TO BE DONE ->
Sift the listing for lines that hold the string "this" and pull them out.

DATASET ENTRIES ->
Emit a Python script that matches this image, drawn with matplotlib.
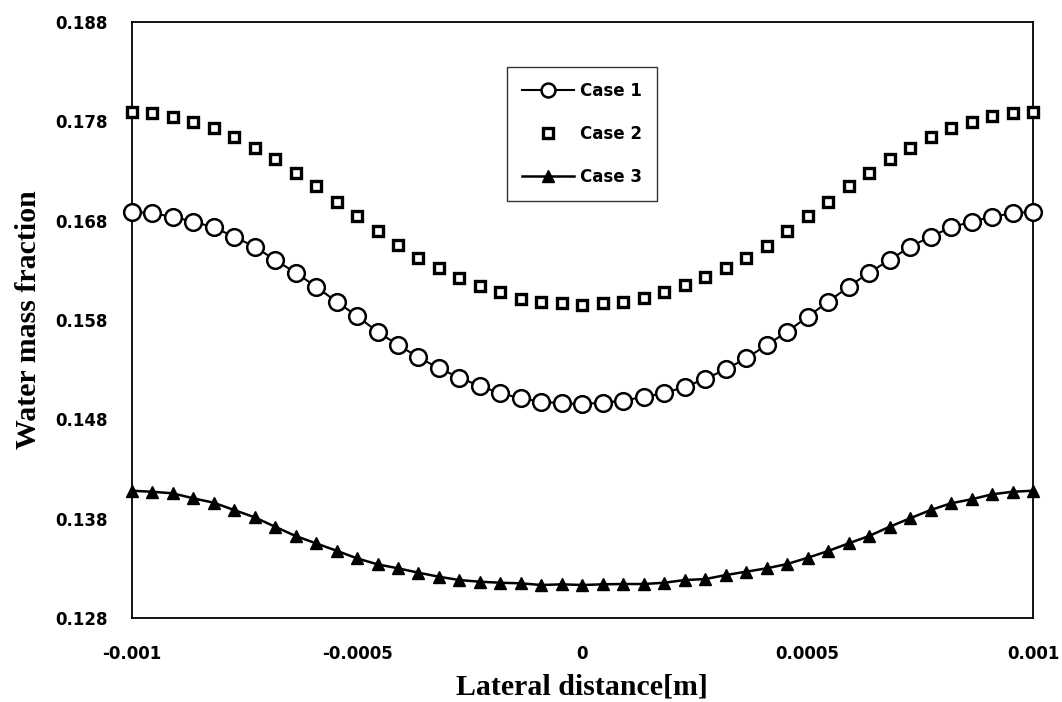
==
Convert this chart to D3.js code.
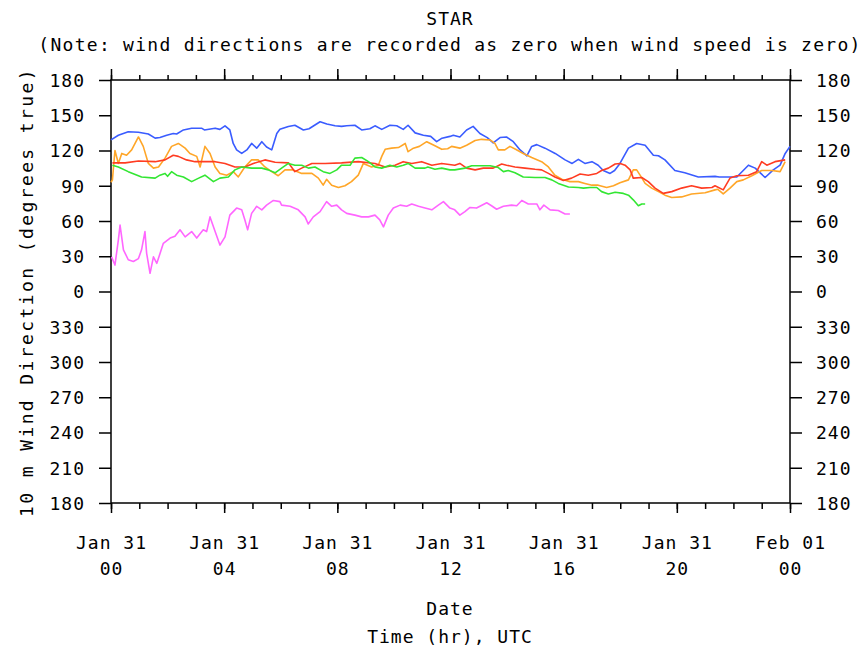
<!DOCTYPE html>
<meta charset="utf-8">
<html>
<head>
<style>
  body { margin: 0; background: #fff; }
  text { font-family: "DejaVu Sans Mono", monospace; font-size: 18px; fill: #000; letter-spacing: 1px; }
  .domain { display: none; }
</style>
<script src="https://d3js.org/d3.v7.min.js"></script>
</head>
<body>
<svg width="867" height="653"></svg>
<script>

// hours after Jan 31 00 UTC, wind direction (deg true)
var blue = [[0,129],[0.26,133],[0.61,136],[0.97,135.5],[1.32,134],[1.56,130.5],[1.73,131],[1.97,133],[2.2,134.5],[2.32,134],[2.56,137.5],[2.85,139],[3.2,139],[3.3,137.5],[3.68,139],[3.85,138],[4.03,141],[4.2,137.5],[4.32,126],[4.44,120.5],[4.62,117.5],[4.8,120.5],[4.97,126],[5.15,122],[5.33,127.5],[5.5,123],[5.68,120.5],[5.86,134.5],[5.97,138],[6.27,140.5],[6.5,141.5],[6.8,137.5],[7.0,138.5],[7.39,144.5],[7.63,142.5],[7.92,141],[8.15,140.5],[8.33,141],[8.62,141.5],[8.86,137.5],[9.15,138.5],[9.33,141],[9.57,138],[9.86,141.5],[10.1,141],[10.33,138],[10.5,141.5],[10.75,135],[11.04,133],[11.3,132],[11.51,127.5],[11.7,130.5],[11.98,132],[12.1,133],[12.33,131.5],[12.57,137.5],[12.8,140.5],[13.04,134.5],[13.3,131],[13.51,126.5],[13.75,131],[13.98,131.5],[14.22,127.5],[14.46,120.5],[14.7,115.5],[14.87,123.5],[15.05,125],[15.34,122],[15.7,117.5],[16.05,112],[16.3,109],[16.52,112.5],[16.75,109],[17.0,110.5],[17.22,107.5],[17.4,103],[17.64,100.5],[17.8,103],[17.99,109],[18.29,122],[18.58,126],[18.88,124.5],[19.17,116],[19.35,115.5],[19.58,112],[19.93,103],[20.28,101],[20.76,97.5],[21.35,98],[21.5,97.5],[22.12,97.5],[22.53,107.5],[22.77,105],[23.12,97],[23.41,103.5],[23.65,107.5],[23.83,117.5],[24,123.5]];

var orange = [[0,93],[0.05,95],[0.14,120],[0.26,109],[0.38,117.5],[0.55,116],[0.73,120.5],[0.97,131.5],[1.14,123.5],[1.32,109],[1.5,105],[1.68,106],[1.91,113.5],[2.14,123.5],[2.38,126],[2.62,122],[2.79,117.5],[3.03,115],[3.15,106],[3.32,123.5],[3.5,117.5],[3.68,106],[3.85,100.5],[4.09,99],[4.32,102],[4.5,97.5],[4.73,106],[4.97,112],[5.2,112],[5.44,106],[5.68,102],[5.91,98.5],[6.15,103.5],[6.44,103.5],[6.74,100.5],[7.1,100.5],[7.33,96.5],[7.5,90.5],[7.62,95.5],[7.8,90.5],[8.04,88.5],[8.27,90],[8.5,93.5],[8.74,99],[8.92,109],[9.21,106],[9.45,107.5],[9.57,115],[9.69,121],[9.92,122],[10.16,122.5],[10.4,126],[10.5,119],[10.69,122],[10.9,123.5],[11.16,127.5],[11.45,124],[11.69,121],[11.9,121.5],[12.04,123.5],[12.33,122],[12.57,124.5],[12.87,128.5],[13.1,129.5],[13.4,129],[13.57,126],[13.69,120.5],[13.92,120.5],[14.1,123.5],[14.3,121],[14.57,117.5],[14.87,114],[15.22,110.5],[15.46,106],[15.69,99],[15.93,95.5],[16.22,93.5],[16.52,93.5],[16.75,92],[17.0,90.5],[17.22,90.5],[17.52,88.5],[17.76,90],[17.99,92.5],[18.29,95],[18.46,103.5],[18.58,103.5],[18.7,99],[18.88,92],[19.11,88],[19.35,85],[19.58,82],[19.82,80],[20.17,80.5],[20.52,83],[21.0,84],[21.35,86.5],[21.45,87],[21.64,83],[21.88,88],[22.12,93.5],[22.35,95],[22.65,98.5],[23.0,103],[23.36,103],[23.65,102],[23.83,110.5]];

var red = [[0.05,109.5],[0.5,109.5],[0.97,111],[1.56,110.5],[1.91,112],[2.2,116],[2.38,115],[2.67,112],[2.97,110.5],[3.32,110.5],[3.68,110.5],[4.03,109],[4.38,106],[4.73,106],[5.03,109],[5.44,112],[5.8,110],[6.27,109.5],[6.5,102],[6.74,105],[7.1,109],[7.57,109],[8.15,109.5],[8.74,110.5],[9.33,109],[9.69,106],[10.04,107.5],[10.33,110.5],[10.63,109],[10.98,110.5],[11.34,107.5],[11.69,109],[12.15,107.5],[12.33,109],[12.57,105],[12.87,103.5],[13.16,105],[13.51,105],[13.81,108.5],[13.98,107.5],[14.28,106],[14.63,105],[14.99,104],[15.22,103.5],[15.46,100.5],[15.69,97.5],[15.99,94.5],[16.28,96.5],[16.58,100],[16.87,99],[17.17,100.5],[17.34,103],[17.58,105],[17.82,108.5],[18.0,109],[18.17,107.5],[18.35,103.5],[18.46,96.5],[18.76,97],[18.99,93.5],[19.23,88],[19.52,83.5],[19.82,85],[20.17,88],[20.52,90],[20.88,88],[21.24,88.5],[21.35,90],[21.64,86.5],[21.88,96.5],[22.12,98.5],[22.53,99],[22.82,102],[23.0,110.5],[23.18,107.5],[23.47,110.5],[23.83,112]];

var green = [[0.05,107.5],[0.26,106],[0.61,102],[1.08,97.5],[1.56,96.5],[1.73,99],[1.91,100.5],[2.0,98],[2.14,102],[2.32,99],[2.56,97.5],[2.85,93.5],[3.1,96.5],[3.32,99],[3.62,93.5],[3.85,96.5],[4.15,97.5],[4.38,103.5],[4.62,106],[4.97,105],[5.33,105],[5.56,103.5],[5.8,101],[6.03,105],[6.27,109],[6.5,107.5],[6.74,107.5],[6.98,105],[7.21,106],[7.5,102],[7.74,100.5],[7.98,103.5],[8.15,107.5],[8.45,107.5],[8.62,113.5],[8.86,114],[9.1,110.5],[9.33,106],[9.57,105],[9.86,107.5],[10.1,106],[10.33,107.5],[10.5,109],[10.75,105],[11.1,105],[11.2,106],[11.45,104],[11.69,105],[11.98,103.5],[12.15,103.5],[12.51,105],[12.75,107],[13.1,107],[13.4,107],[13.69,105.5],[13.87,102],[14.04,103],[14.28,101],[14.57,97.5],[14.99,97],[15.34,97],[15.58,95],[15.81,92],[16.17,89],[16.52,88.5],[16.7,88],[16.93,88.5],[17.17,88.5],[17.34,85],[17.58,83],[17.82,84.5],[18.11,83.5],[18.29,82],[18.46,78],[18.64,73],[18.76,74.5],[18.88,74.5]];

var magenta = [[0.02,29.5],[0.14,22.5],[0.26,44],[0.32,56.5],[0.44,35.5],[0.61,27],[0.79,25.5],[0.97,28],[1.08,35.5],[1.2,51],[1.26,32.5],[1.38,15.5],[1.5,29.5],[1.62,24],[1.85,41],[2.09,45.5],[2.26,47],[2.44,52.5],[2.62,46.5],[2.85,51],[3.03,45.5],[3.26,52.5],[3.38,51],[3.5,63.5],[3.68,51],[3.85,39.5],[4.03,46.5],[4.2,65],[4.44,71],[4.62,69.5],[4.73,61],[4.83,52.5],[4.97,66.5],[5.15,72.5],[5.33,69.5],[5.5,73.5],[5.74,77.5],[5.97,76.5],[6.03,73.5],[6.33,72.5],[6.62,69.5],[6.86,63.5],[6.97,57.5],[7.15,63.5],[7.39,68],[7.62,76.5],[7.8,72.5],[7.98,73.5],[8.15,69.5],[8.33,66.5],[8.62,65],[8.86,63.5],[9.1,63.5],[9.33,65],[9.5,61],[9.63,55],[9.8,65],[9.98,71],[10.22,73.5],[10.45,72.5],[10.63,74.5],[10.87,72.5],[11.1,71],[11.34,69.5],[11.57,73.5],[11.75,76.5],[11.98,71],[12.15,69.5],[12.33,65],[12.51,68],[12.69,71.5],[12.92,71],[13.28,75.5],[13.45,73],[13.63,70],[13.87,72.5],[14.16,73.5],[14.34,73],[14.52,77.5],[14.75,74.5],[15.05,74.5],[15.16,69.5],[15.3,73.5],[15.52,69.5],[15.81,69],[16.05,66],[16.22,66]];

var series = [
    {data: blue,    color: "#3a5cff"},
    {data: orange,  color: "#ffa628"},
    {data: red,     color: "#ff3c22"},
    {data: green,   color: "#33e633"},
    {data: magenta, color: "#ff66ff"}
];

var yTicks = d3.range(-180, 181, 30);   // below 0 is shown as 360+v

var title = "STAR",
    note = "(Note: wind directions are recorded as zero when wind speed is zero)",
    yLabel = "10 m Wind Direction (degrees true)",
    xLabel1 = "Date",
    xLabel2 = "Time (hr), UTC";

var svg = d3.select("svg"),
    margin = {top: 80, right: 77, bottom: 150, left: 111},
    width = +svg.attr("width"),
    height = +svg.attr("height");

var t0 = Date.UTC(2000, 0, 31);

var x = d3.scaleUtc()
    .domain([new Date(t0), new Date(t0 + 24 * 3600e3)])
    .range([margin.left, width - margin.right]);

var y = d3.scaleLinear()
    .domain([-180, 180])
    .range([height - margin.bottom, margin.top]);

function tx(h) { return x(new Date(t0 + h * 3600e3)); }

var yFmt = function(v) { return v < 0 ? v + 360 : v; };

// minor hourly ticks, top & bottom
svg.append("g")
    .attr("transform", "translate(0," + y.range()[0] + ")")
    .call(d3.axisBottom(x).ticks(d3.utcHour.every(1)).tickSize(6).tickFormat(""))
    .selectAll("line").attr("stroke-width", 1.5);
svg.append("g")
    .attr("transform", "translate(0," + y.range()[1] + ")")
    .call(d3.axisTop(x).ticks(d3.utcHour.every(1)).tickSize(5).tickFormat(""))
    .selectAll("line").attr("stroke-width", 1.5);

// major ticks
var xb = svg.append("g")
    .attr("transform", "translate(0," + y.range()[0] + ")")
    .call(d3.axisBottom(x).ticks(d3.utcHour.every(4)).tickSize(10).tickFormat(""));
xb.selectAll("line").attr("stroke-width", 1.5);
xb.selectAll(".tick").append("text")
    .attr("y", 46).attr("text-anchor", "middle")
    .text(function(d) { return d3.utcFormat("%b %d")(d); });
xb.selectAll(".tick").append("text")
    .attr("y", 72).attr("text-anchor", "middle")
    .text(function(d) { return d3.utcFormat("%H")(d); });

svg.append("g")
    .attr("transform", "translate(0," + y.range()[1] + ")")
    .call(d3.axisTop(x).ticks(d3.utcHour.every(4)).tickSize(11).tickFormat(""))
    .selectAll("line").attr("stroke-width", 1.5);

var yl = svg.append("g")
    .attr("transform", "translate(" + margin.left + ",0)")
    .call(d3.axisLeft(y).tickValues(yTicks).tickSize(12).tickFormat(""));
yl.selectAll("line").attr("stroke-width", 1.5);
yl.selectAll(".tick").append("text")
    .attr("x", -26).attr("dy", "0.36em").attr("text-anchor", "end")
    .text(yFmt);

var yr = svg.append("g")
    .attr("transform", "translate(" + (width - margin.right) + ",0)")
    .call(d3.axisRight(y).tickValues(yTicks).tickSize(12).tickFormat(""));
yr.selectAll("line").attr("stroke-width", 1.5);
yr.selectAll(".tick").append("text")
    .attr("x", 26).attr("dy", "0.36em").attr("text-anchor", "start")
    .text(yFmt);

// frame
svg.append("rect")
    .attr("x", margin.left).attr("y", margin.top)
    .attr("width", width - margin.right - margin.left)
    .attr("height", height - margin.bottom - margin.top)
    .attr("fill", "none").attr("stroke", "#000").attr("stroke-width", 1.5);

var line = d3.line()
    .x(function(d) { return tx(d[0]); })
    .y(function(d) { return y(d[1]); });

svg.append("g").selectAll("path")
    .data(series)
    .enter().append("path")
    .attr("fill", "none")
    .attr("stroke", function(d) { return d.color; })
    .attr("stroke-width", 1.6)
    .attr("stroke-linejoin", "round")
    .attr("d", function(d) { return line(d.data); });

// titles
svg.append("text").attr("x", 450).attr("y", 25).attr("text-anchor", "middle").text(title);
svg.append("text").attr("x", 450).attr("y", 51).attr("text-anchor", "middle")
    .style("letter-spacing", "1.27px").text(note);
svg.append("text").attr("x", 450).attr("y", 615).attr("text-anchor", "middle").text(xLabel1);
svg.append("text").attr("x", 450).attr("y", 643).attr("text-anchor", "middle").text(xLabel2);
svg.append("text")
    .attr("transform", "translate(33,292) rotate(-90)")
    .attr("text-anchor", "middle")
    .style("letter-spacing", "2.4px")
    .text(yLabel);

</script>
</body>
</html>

ANSWER TO THE TASK ->
Emit a Python script that matches this image, drawn with matplotlib.
Convert this chart to D3.js code.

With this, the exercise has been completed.